There are many advantages to continuous feedback; however, the most important benefit is that it allows team leaders or managers to intervene timeously when an employee is underperforming. This prevents a negative situation from spiraling out of control. And, it will pivot a negative into a positive; thereby, driving profitable growth and development.
Critical incident method of performance evaluation
The critical incident feedback is a methodology that is designed as an identification and intervention method ONLY where the employee completed a task or project really well, or the employee failed miserably. It is important to note that it is a technique based on the event’s description. And, it relies on tools like continuous feedback, qualitative evaluation, and real-time feedback. These incidents must be recorded as they occur and are not left to be dealt with retrospectively.
It is worth repeating that this methodology is designed to intervene in a critical scenario where immediate intervention is required to solve a situation that could potentially be disastrous for the company. The converse is also true for a high-performing employee.
One of the most challenging aspects for any sized business is evaluating its profitability. The success of the business is defined by its ability to continually earn a profit. Therefore, at-risk projects must be highlighted to prevent the company’s profitable activities from turning into a loss-making exercise.

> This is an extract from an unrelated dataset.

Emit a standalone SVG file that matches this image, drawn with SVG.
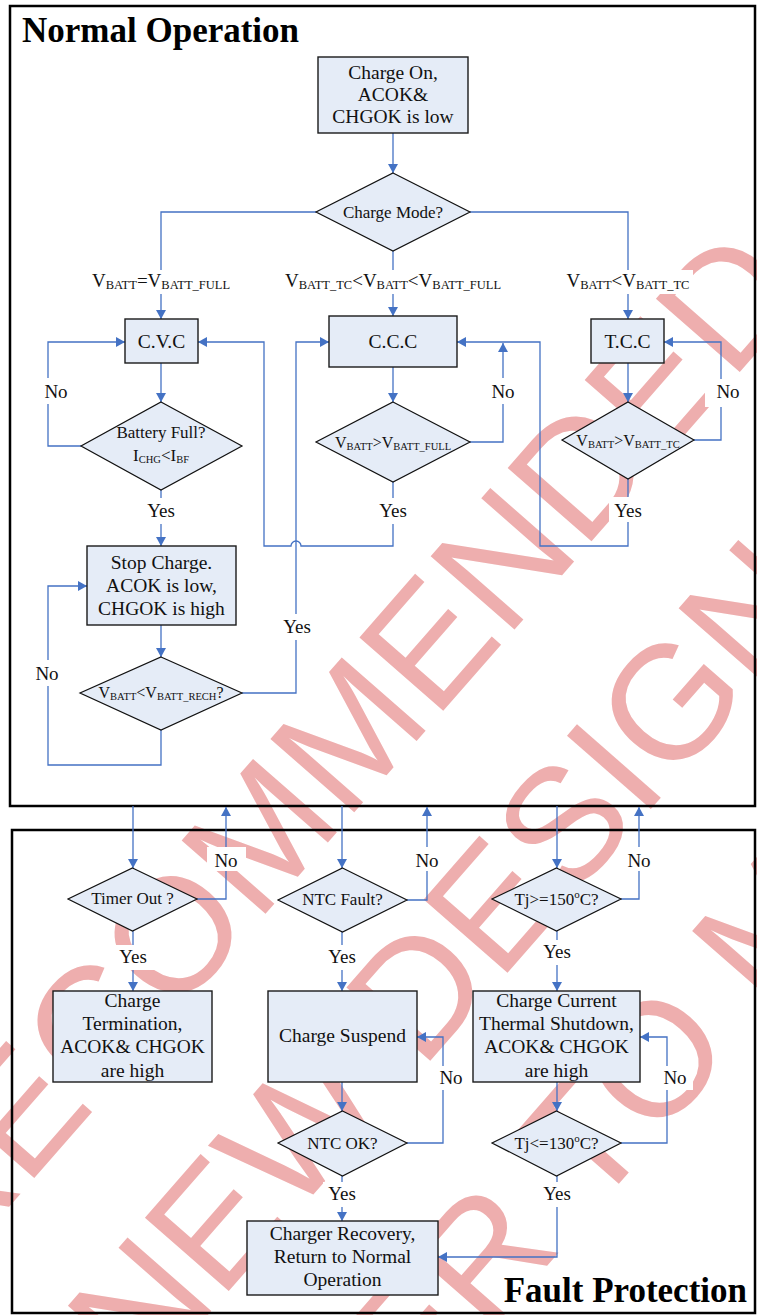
<svg xmlns="http://www.w3.org/2000/svg" width="757" height="1315" viewBox="0 0 757 1315">
<style>
.box{fill:#E5ECF7;stroke:#1a1a1a;stroke-width:1.4}
.dia{fill:#E5ECF7;stroke:#111;stroke-width:1.2}
.t{font-family:'Liberation Serif','Times New Roman',serif;font-size:19.5px;text-anchor:middle;fill:#111}
.dt{font-size:17px}
.vt{font-size:16px}
.lbl{font-size:19px}
.s{font-size:12.5px}
.ss{font-size:10.5px}
.bg{fill:#fff}
.conn path{fill:none;stroke:#4472C4;stroke-width:1.3}
.frame{fill:none;stroke:#000;stroke-width:2.5}
.title{font-family:'Liberation Serif','Times New Roman',serif;font-weight:bold;fill:#000}
.wm{font-family:'Liberation Sans',Arial,sans-serif;font-size:162px;fill:#EEAEAE}
</style>
<defs>
<marker id="arr" viewBox="0 0 9 10" refX="9" refY="5" markerWidth="9" markerHeight="10" markerUnits="userSpaceOnUse" orient="auto">
<path d="M0,0 L9,5 L0,10 z" fill="#4472C4"/>
</marker>
</defs>
<rect width="757" height="1315" fill="#fff"/>
<g id="watermark">
<text class="wm" transform="translate(808,294) rotate(-48.8)" text-anchor="end">RECOMMENDED</text>
<text class="wm" transform="translate(143,1389) rotate(-48.8)">NEW DESIGN</text>
<text class="wm" transform="translate(202,1660) rotate(-48.8)">REFER TO M</text>
</g>
<g id="frames">
<rect class="frame" x="10" y="6" width="745" height="800"/>
<rect class="frame" x="12" y="830" width="743" height="483"/>
<text class="title" x="22" y="42" font-size="35">Normal Operation</text>
<text class="title" x="747" y="1302" font-size="35" text-anchor="end">Fault Protection</text>
</g>
<g id="connectors" class="conn">
<path marker-end="url(#arr)" d="M393,133 V173"/>
<path marker-end="url(#arr)" d="M316,212 H161 V319"/>
<path marker-end="url(#arr)" d="M393,251 V316"/>
<path marker-end="url(#arr)" d="M470,212 H628 V319"/>
<path marker-end="url(#arr)" d="M161,363 V402"/>
<path marker-end="url(#arr)" d="M81,446 H48 V342 H125"/>
<path marker-end="url(#arr)" d="M161,490 V546"/>
<path marker-end="url(#arr)" d="M393,367 V402"/>
<path marker-end="url(#arr)" d="M470,442 H503 V343"/>
<path marker-end="url(#arr)" d="M393,482 V546 H301 A5,5 0 0 0 291,546 H264 V342 H198"/>
<path marker-end="url(#arr)" d="M628,363 V402"/>
<path marker-end="url(#arr)" d="M694,440 H721 V342 H664"/>
<path marker-end="url(#arr)" d="M628,479 V546 H540 V342 H457"/>
<path marker-end="url(#arr)" d="M161,625 V657"/>
<path marker-end="url(#arr)" d="M161,730 V765 H48 V586 H87"/>
<path marker-end="url(#arr)" d="M242,693 H296 V342 H329"/>
<path marker-end="url(#arr)" d="M133,806 V868"/>
<path marker-end="url(#arr)" d="M197,899 H226 V807"/>
<path marker-end="url(#arr)" d="M133,931 V991"/>
<path marker-end="url(#arr)" d="M342,806 V868"/>
<path marker-end="url(#arr)" d="M407,900 H427 V807"/>
<path marker-end="url(#arr)" d="M342,932 V991"/>
<path marker-end="url(#arr)" d="M557,806 V868"/>
<path marker-end="url(#arr)" d="M621,899 H639 V807"/>
<path marker-end="url(#arr)" d="M557,931 V991"/>
<path marker-end="url(#arr)" d="M342,1082 V1111"/>
<path marker-end="url(#arr)" d="M407,1143 H443 V1037 H417"/>
<path marker-end="url(#arr)" d="M342,1176 V1221"/>
<path marker-end="url(#arr)" d="M557,1082 V1111"/>
<path marker-end="url(#arr)" d="M621,1143 H667 V1037 H640"/>
<path marker-end="url(#arr)" d="M557,1176 V1257 H438"/>
</g>
<g id="labels" class="t lbl">
<rect class="bg" x="88" y="270" width="146" height="24"/>
<text x="161" y="287">V<tspan class="s" dy="2">BATT</tspan><tspan dy="-2">=V</tspan><tspan class="s" dy="2">BATT_FULL</tspan></text>
<rect class="bg" x="281" y="270" width="226" height="24"/>
<text x="393" y="287">V<tspan class="s" dy="2">BATT_TC</tspan><tspan dy="-2">&lt;V</tspan><tspan class="s" dy="2">BATT</tspan><tspan dy="-2">&lt;V</tspan><tspan class="s" dy="2">BATT_FULL</tspan></text>
<rect class="bg" x="563" y="270" width="130" height="24"/>
<text x="628" y="287">V<tspan class="s" dy="2">BATT</tspan><tspan dy="-2">&lt;V</tspan><tspan class="s" dy="2">BATT_TC</tspan></text>
<rect class="bg" x="40" y="378" width="32" height="26"/>
<text x="56" y="398">No</text>
<rect class="bg" x="142" y="498" width="38" height="26"/>
<text x="161" y="517">Yes</text>
<rect class="bg" x="487" y="378" width="32" height="26"/>
<text x="503" y="398">No</text>
<rect class="bg" x="374" y="498" width="38" height="26"/>
<text x="393" y="517">Yes</text>
<rect class="bg" x="705" y="379" width="45" height="28"/>
<text x="728" y="398">No</text>
<rect class="bg" x="609" y="497" width="55" height="25"/>
<text x="628" y="517">Yes</text>
<rect class="bg" x="277" y="614" width="38" height="26"/>
<text x="297" y="633">Yes</text>
<rect class="bg" x="31" y="660" width="32" height="26"/>
<text x="47" y="680">No</text>
<rect class="bg" x="207" y="847" width="39" height="24"/>
<text x="226" y="867">No</text>
<rect class="bg" x="409" y="847" width="36" height="24"/>
<text x="427" y="867">No</text>
<rect class="bg" x="622" y="847" width="34" height="24"/>
<text x="639" y="867">No</text>
<rect class="bg" x="115" y="945" width="40" height="25"/>
<text x="133" y="963">Yes</text>
<rect class="bg" x="323" y="945" width="39" height="25"/>
<text x="342" y="963">Yes</text>
<rect class="bg" x="537" y="940" width="40" height="25"/>
<text x="557" y="958">Yes</text>
<rect class="bg" x="434" y="1066" width="34" height="24"/>
<text x="451" y="1084">No</text>
<rect class="bg" x="657" y="1066" width="36" height="24"/>
<text x="675" y="1084">No</text>
<rect class="bg" x="323" y="1182" width="39" height="25"/>
<text x="342" y="1200">Yes</text>
<rect class="bg" x="537" y="1182" width="40" height="25"/>
<text x="557" y="1200">Yes</text>
</g>
<g id="n-start">
<rect class="box" x="318" y="57" width="150" height="76"/>
<text class="t" x="393" y="79">Charge On,</text>
<text class="t" x="393" y="101">ACOK&amp;</text>
<text class="t" x="393" y="123">CHGOK is low</text>
</g>
<g id="n-mode">
<polygon class="dia" points="393,173 470,212 393,251 316,212"/>
<text class="t dt" x="393" y="218">Charge Mode?</text>
</g>
<g id="n-cvc">
<rect class="box" x="125" y="319" width="73" height="44"/>
<text class="t" x="161.5" y="348">C.V.C</text>
</g>
<g id="n-ccc">
<rect class="box" x="329" y="316" width="128" height="51"/>
<text class="t" x="393" y="348">C.C.C</text>
</g>
<g id="n-tcc">
<rect class="box" x="591" y="319" width="73" height="44"/>
<text class="t" x="627.5" y="348">T.C.C</text>
</g>
<g id="n-full">
<polygon class="dia" points="161,402 242,446 161,490 81,446"/>
<text class="t dt" x="161" y="438">Battery Full?</text>
<text class="t dt" x="161" y="461">I<tspan class="ss" font-size="11" dy="2">CHG</tspan><tspan dy="-2">&lt;I</tspan><tspan class="ss" font-size="11" dy="2">BF</tspan></text>
</g>
<g id="n-ccc-d">
<polygon class="dia" points="393,402 470,442 393,482 316,442"/>
<text class="t vt" x="393" y="448">V<tspan class="ss" dy="2">BATT</tspan><tspan dy="-2">&gt;V</tspan><tspan class="ss" dy="2">BATT_FULL</tspan></text>
</g>
<g id="n-tcc-d">
<polygon class="dia" points="628,402 694,440 628,479 562,440"/>
<text class="t vt" x="628" y="446">V<tspan class="ss" dy="2">BATT</tspan><tspan dy="-2">&gt;V</tspan><tspan class="ss" dy="2">BATT_TC</tspan></text>
</g>
<g id="n-stop">
<rect class="box" x="87" y="546" width="149" height="79"/>
<text class="t" x="161.5" y="569">Stop Charge.</text>
<text class="t" x="161.5" y="592">ACOK is low,</text>
<text class="t" x="161.5" y="615">CHGOK is high</text>
</g>
<g id="n-rech">
<polygon class="dia" points="161,657 242,693 161,730 80,693"/>
<text class="t vt" x="161" y="698">V<tspan class="ss" dy="2">BATT</tspan><tspan dy="-2">&lt;V</tspan><tspan class="ss" dy="2">BATT_RECH</tspan><tspan dy="-2">?</tspan></text>
</g>
<g id="n-timer">
<polygon class="dia" points="132.5,868 197,899 132.5,931 68,899"/>
<text class="t dt" x="132.5" y="904">Timer Out ?</text>
</g>
<g id="n-term">
<rect class="box" x="53" y="991" width="159" height="91"/>
<text class="t" x="132.5" y="1007">Charge</text>
<text class="t" x="132.5" y="1030">Termination,</text>
<text class="t" x="132.5" y="1053">ACOK&amp; CHGOK</text>
<text class="t" x="132.5" y="1077">are high</text>
</g>
<g id="n-ntc">
<polygon class="dia" points="342.5,868 407,900 342.5,932 278,900"/>
<text class="t dt" x="342.5" y="905">NTC Fault?</text>
</g>
<g id="n-suspend">
<rect class="box" x="268" y="991" width="149" height="91"/>
<text class="t" x="342.5" y="1042">Charge Suspend</text>
</g>
<g id="n-tj150">
<polygon class="dia" points="556.5,868 621,899 556.5,931 492,899"/>
<text class="t dt" x="556.5" y="905">Tj&gt;=150<tspan font-size="11" dy="-7">o</tspan><tspan dy="7">C?</tspan></text>
</g>
<g id="n-thermal">
<rect class="box" x="473" y="991" width="167" height="91"/>
<text class="t" x="556.5" y="1007">Charge Current</text>
<text class="t" x="556.5" y="1030">Thermal Shutdown,</text>
<text class="t" x="556.5" y="1053">ACOK&amp; CHGOK</text>
<text class="t" x="556.5" y="1077">are high</text>
</g>
<g id="n-ntcok">
<polygon class="dia" points="342.5,1111 407,1143 342.5,1176 278,1143"/>
<text class="t dt" x="342.5" y="1149">NTC OK?</text>
</g>
<g id="n-tj130">
<polygon class="dia" points="556.5,1111 621,1143 556.5,1176 492,1143"/>
<text class="t dt" x="556.5" y="1149">Tj&lt;=130<tspan font-size="11" dy="-7">o</tspan><tspan dy="7">C?</tspan></text>
</g>
<g id="n-recovery">
<rect class="box" x="247" y="1221" width="191" height="74"/>
<text class="t" x="342.5" y="1240">Charger Recovery,</text>
<text class="t" x="342.5" y="1263">Return to Normal</text>
<text class="t" x="342.5" y="1286">Operation</text>
</g>
</svg>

Evaluating the profitability of employees is often a big challenge with months of number-crunching, systems like AssessTEAM offer this in a simpler package. The profitability rating is determined by calculating the total time spent multiplied by the employee’s hourly payment rate versus the allocated budget for the project. If the cost of the time spent on the project is higher than the budget, then the project is making a loss, and interventions must be put into place to turn the situation around.